Zu den unausweichlichen Exkursen in die Ploetzsche Lehre von der Rassenhygiene und dem notwendigen "arischen Aufartungsprozess" sind Hansens Frauengeschichten in ihren Spielarten des weiblichen Eigennutzes ein ebenso angenehmer wie interessanter Kontrast. Wagners rührende Erzählung von der einzigen Frau, mit der er je zusammengelebt hat, als er schon Ende sechzig und sie Ende vierzig war, auch das nur für zwei Jahre und einen Monat, komplettiert diesen Dreiklang von der Liebe und ihren Bedingungen im Hitler-Deutschland und kurz danach. Als Jüdin hatte Lisweta auch in den frühen Dreißigern schon gewusst, dass sie einer Einladung von Ploetz besser nicht folgen sollte.

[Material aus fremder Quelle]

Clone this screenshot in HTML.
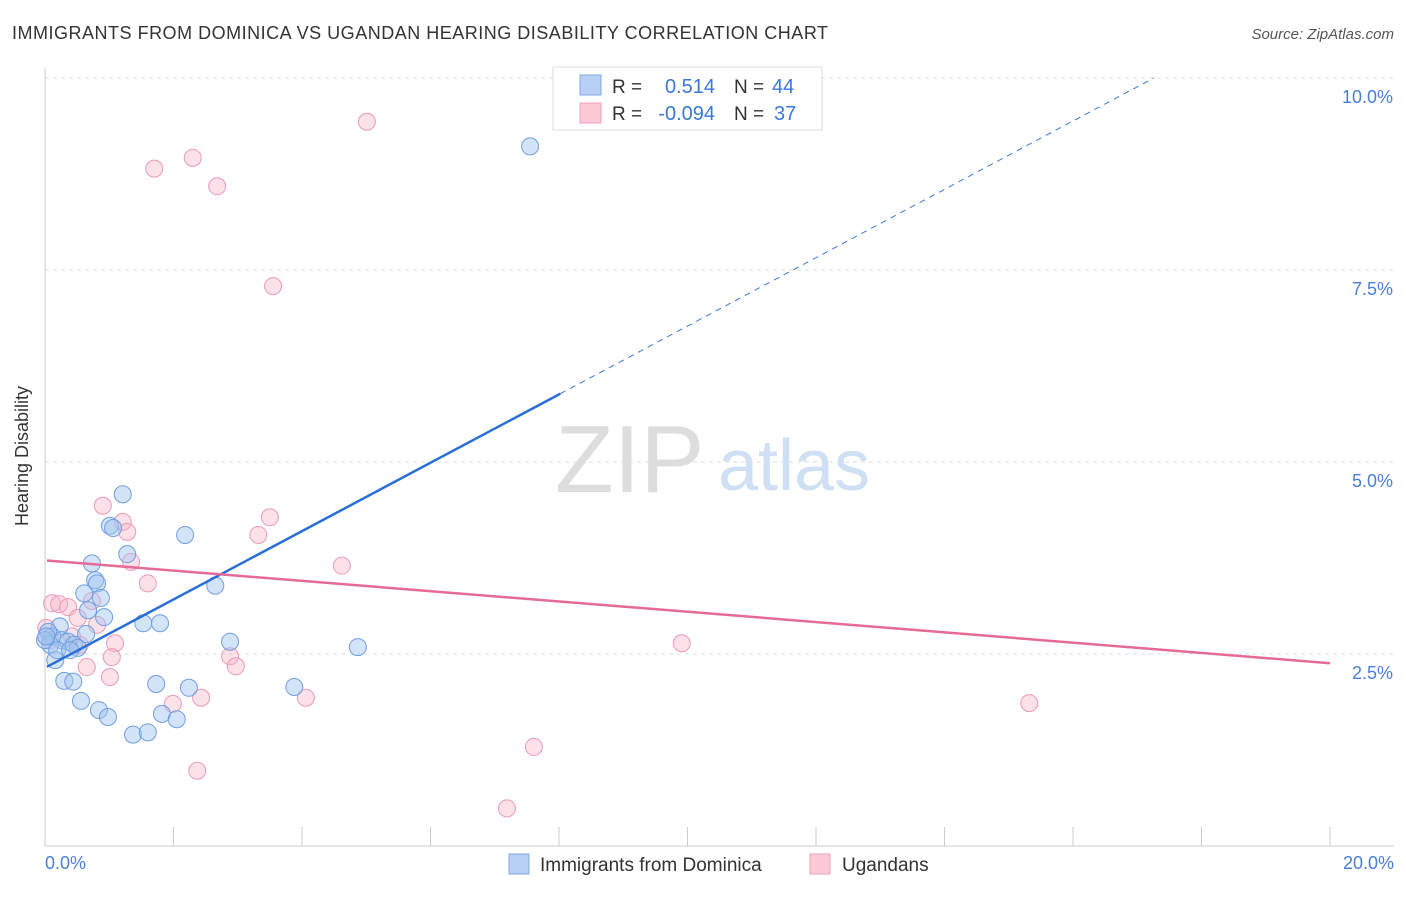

Und Wagner fuhr allein, er wollte "dem früheren Freund ebendas versuchen zu erklären, was Liebe sein kann, die nicht allein auf Fortpflanzung gerichtet ist".

Uwe Timm hat den monströsen Stoff des Eugenikers Alfred Ploetz auf doppelte Weise gebändigt: Indem er ihn durch die treuen Erinnerungen eines alten Mannes filtert, der allerdings die letzte Begegnung mit dem einstigen Weggefährten das eine Mal auf 1936, später dann auf 1940 datiert, wobei unklar bleibt, ob es sich um einen seltenen Widerspruch in der Erinnerung Wagners handelt oder ob der Antiquar erst im Lauf der Begegnung Vertrauen zu seinem Gesprächspartner fasst und auch von dem obskuren zweiten und letzten Treffen zu berichten beschließt.

Seine Rolle im Nationalsozialismus hatte Ploetz zwar Schriften wie "Volksaufartung - Erbkunde - Eheberatung" und seinen frühen Ergebenheitsadressen zu verdanken, seine wissenschaftliche Forschung indes galt dem Nachweis des schädlichen Einflusses von Alkohol auf das Erbgut. 1600 Versuchskaninchen hatte der überzeugte Antialkoholiker in Herrsching gehalten und in verschiedenen Experimenten betrunken gemacht, um die erwarteten Veränderungen ihrer Hirne und Keimzellen zu untersuchen.

Kaum drei Wochen vor seinem Tod bittet Ploetz seine wissenschaftlichen Weggefährten, dazu den ehemaligen Freund, ins Schloss, um ihnen großmütig zu eröffnen, dass der Alkoholkonsum doch keine weitervererbbaren Schäden bewirke. Nach fünfzig Jahren Abstinenz nimmt er sich ein Weinglas und trinkt - auf den Irrtum. Dass die Tiere leiden mussten, "weil er sich die Lust, ein Glas Wein zu trinken, versagte", mag als unmittelbare Unterstellung eines Erzählers ebenso schal wirken wie der Gedanke, dass "alle die Gesundheits- und Stärkungstheorien Angstblüten des Verdachts" sein könnten, Alfred Ploetz sei gefährdet, "irre" zu werden wie sein Bruder, der mit im Schloss lebt. Einem einundachtzig Jahre alten Zeugen indes steht so etwas gut zu Gesicht.

Uwe Timm: "Ikarien". Roman.

Verlag Kiepenheuer & Witsch, Köln 2017. 512 S., geb., 24,- [Euro].